> **Exercise details**:
Quote every line as written. Omit pictures.

[BEGIN Raw data]

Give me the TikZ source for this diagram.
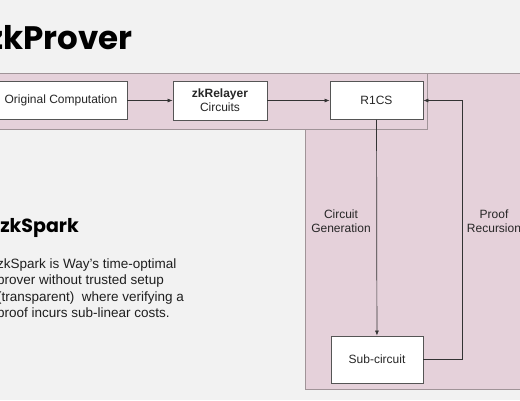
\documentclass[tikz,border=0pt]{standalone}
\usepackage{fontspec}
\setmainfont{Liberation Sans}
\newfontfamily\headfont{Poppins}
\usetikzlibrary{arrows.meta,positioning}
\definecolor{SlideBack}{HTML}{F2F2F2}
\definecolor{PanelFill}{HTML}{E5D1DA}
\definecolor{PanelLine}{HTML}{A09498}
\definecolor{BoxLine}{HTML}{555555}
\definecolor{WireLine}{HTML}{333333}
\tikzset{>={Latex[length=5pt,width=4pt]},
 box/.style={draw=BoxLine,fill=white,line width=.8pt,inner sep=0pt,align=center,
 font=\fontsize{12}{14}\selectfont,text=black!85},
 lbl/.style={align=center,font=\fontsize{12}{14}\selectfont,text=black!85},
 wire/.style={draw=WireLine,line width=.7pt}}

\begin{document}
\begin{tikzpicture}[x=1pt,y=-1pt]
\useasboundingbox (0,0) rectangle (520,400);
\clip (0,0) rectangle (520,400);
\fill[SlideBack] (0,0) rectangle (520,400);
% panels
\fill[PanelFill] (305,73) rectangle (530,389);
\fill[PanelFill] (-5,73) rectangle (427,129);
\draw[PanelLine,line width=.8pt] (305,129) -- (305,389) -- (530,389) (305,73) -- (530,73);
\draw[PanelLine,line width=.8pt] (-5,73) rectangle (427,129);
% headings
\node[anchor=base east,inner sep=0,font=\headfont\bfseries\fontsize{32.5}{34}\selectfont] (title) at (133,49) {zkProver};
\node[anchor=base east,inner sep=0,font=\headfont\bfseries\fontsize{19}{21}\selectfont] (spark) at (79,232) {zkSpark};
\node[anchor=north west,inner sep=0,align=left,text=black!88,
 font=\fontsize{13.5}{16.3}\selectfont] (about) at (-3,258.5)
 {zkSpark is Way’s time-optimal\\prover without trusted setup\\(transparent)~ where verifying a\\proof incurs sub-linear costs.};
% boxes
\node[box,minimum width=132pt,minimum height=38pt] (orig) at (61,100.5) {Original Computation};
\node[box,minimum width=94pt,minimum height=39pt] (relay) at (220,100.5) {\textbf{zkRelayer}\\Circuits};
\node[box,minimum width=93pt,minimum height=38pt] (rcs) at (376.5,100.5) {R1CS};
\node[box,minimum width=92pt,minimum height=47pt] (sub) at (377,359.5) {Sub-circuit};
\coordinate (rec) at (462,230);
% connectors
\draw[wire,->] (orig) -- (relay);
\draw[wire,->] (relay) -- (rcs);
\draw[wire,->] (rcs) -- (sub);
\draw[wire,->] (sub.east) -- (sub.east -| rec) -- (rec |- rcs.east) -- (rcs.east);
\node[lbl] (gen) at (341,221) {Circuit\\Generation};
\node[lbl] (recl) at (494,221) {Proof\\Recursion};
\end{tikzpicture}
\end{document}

[END Raw data]

> **Task response**:
Give me the TikZ source for this diagram.
\documentclass[tikz,border=0pt]{standalone}
\usepackage{fontspec}
\setmainfont{Liberation Sans}
\newfontfamily\headfont{Poppins}
\usetikzlibrary{arrows.meta,positioning}
\definecolor{SlideBack}{HTML}{F2F2F2}
\definecolor{PanelFill}{HTML}{E5D1DA}
\definecolor{PanelLine}{HTML}{A09498}
\definecolor{BoxLine}{HTML}{555555}
\definecolor{WireLine}{HTML}{333333}
\tikzset{>={Latex[length=5pt,width=4pt]},
 box/.style={draw=BoxLine,fill=white,line width=.8pt,inner sep=0pt,align=center,
 font=\fontsize{12}{14}\selectfont,text=black!85},
 lbl/.style={align=center,font=\fontsize{12}{14}\selectfont,text=black!85},
 wire/.style={draw=WireLine,line width=.7pt}}

\begin{document}
\begin{tikzpicture}[x=1pt,y=-1pt]
\useasboundingbox (0,0) rectangle (520,400);
\clip (0,0) rectangle (520,400);
\fill[SlideBack] (0,0) rectangle (520,400);
% panels
\fill[PanelFill] (305,73) rectangle (530,389);
\fill[PanelFill] (-5,73) rectangle (427,129);
\draw[PanelLine,line width=.8pt] (305,129) -- (305,389) -- (530,389) (305,73) -- (530,73);
\draw[PanelLine,line width=.8pt] (-5,73) rectangle (427,129);
% headings
\node[anchor=base east,inner sep=0,font=\headfont\bfseries\fontsize{32.5}{34}\selectfont] (title) at (133,49) {zkProver};
\node[anchor=base east,inner sep=0,font=\headfont\bfseries\fontsize{19}{21}\selectfont] (spark) at (79,232) {zkSpark};
\node[anchor=north west,inner sep=0,align=left,text=black!88,
 font=\fontsize{13.5}{16.3}\selectfont] (about) at (-3,258.5)
 {zkSpark is Way’s time-optimal\\prover without trusted setup\\(transparent)~ where verifying a\\proof incurs sub-linear costs.};
% boxes
\node[box,minimum width=132pt,minimum height=38pt] (orig) at (61,100.5) {Original Computation};
\node[box,minimum width=94pt,minimum height=39pt] (relay) at (220,100.5) {\textbf{zkRelayer}\\Circuits};
\node[box,minimum width=93pt,minimum height=38pt] (rcs) at (376.5,100.5) {R1CS};
\node[box,minimum width=92pt,minimum height=47pt] (sub) at (377,359.5) {Sub-circuit};
\coordinate (rec) at (462,230);
% connectors
\draw[wire,->] (orig) -- (relay);
\draw[wire,->] (relay) -- (rcs);
\draw[wire,->] (rcs) -- (sub);
\draw[wire,->] (sub.east) -- (sub.east -| rec) -- (rec |- rcs.east) -- (rcs.east);
\node[lbl] (gen) at (341,221) {Circuit\\Generation};
\node[lbl] (recl) at (494,221) {Proof\\Recursion};
\end{tikzpicture}
\end{document}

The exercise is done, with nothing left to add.